Lower-Than-Expected Medicare Drug Costs Reflect Decline in Overall Drug Spending and Lower Enrollment, Not Private Plans
Evidence Shows Reliance on Private Insurers Actually Raised Medicare Costs
By Edwin Park
Center on Budget and Policy Priorities, May 6, 2011
Some supporters of the House budget plan’s proposal to replace Medicare with a voucher to purchase private health insurance claim that reliance on private insurers can lower costs. They cite the fact that the costs of Medicare Part D, which took effect in 2006, have been lower than the Congressional Budget Office predicted when Congress enacted the drug benefit. They attribute this lower spending to efficiencies produced by competition among the private insurers that deliver the benefit.
This claim does not withstand scrutiny. The two primary factors driving the reduction in Medicare Part D spending were:
* The sharp decline in growth in spending for prescription drugs throughout the U.S. health care system.
* Lower-than-expected enrollment in Medicare Part D.
Moreover, there is evidence that, far from reducing costs, the use of private plans to deliver the Medicare drug benefit has increased costs.
Edwin Park has dispelled the myth that private insurers were to be credited for Medicare Part D drug spending that fell below prior projections of the Congressional Budget Office.
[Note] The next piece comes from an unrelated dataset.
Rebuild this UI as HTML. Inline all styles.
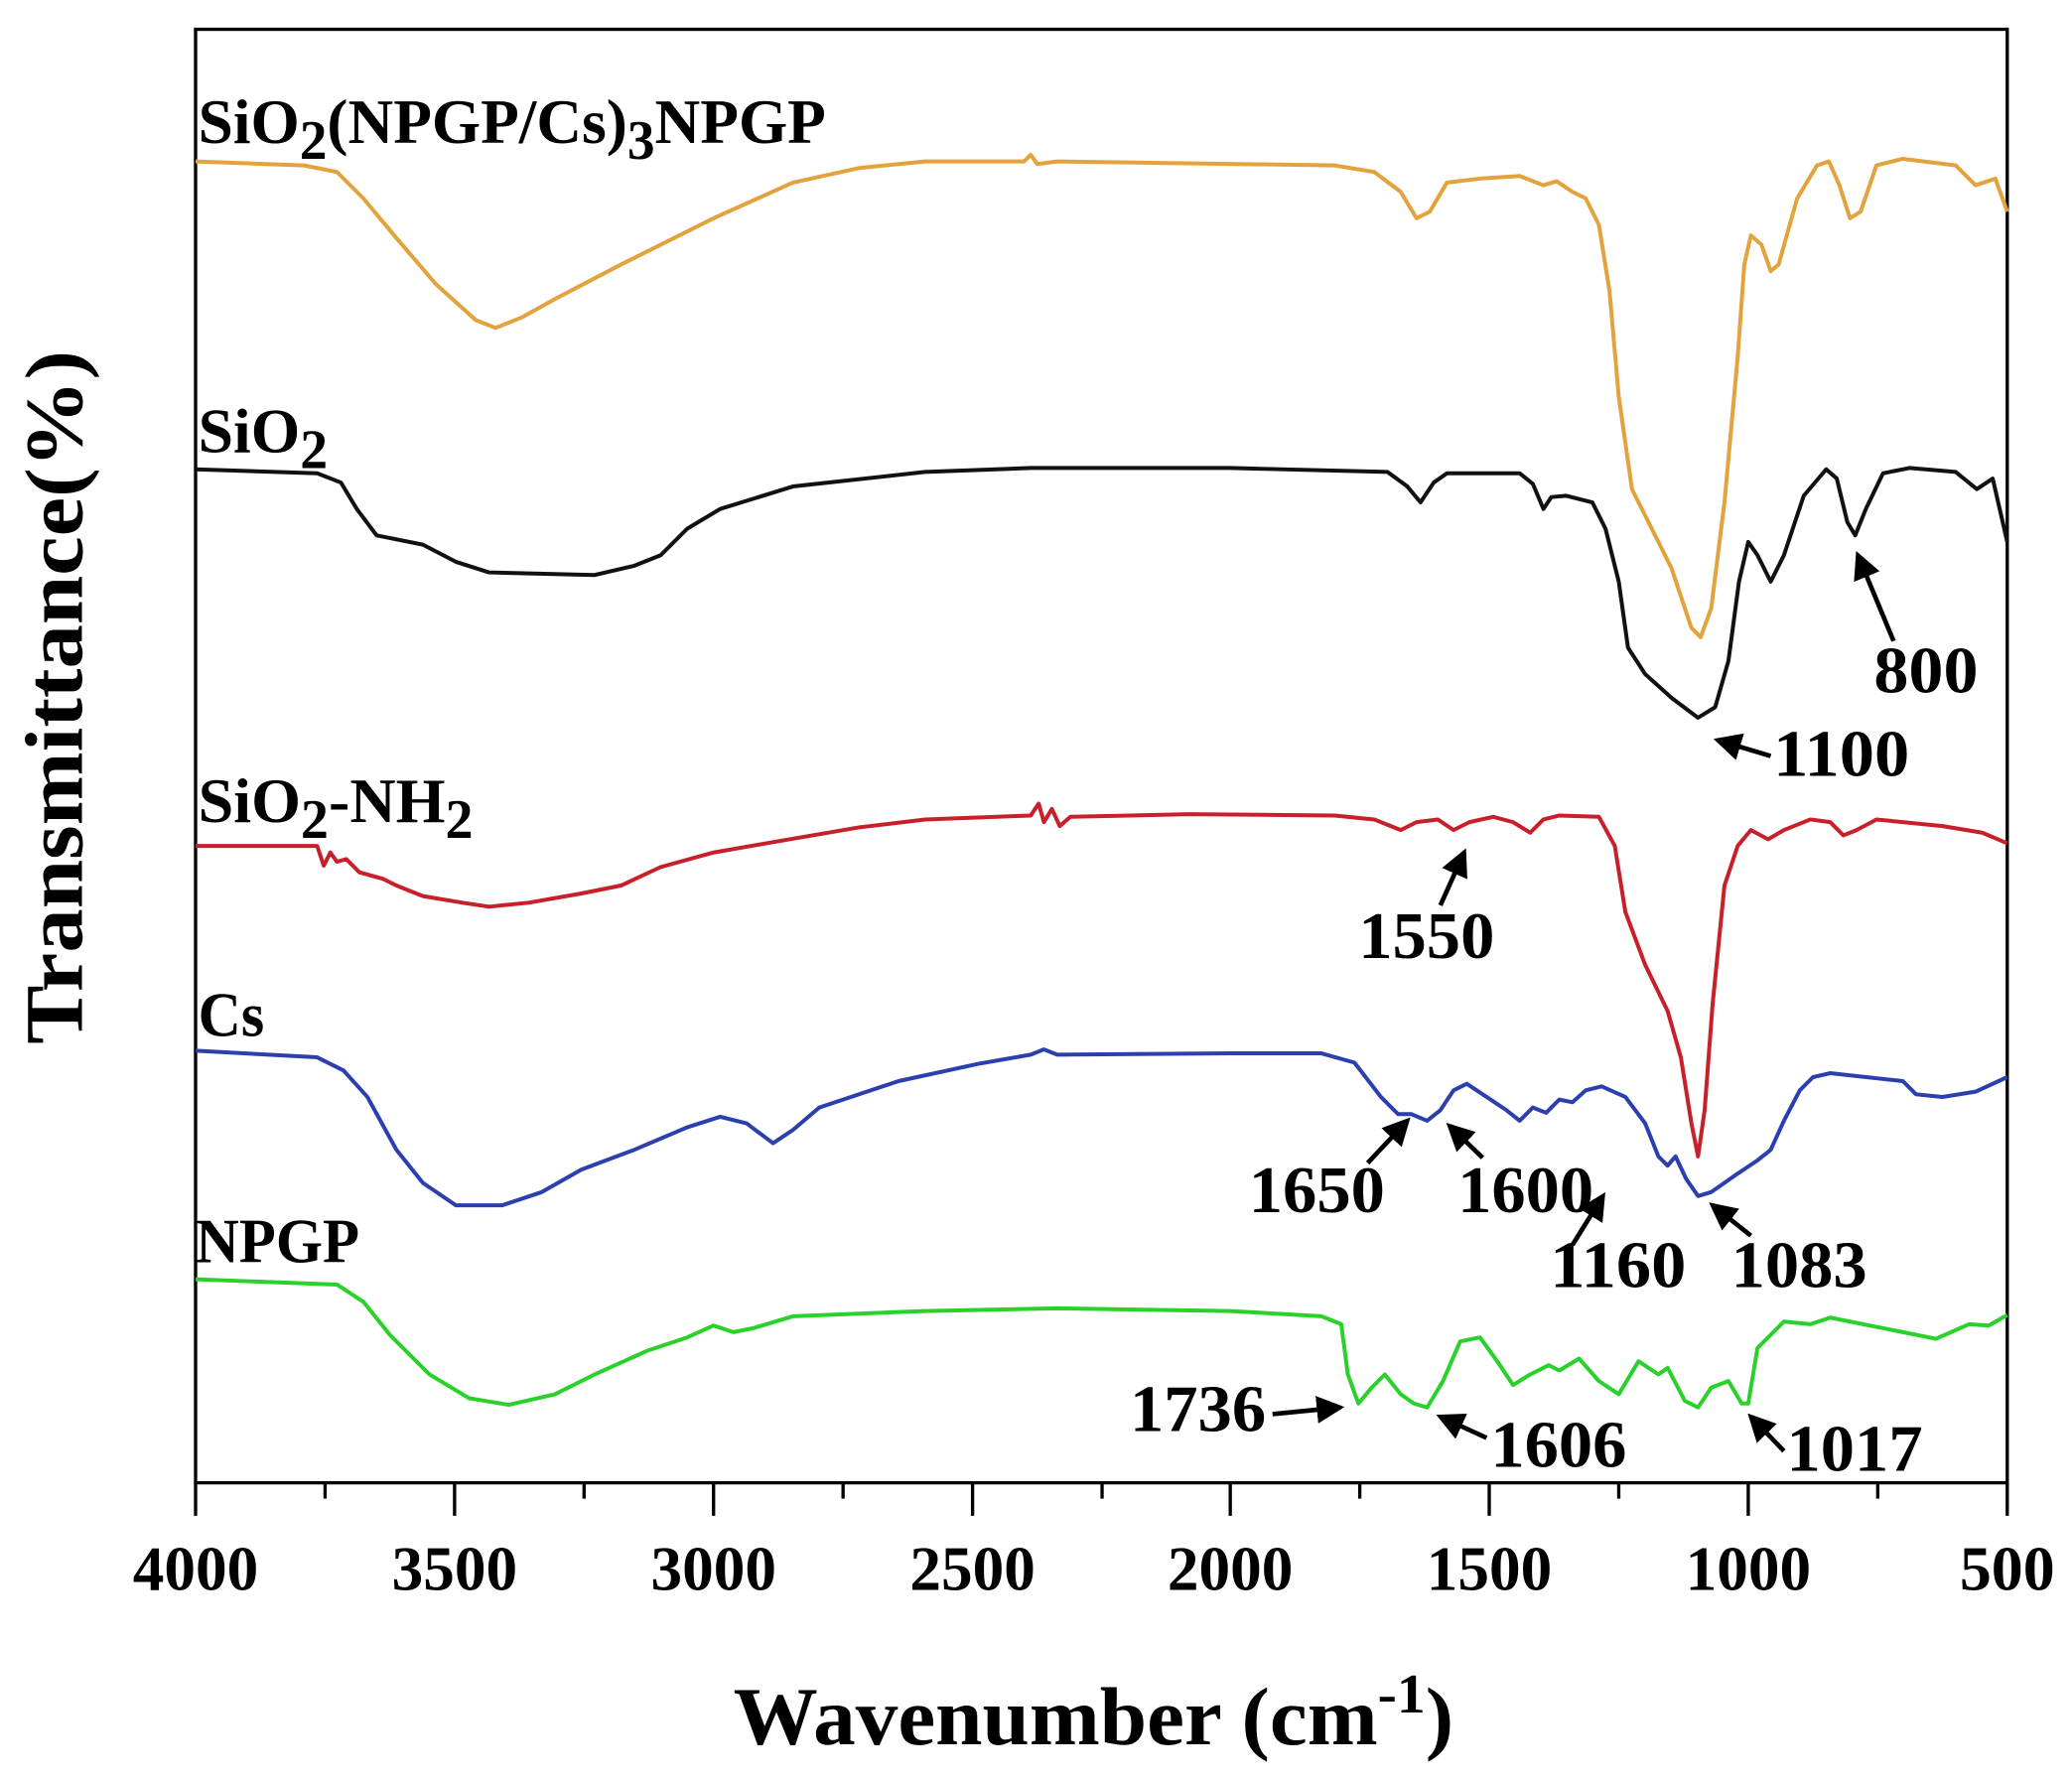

The lower than anticipated spending had nothing to do with the interventions of the private insurers, but were due primarily to two factors: 1) lower prices due to greater use of generics, more drugs losing patent protection, and a lack of new blockbuster drugs, and 2) fewer Medicare beneficiaries than anticipated enrolled in these lousy Part D drug plans.
Not only can these plans not take credit for the lower than expected program spending, they, in fact, actually increased costs to Medicare. The reasons are explained in the technical but easy-to-read, three page report available at the link above.
Not mentioned in the report are the facts that these plans also reduced choices in drugs by having limited formularies, and they reduced choices in pharmacies by having restricted pharmacy networks.
This is yet one more example of how private insurance intermediaries increase our costs while reducing our choices of both providers and their products and services. Yet the Patient Protection and Affordable Care Act is based on this model that brings us fewer choices at higher costs.
Let’s oust these expensive, wasteful, intrusive intermediaries and replace them with our own public financing program that would offer all of us free choice and greater value.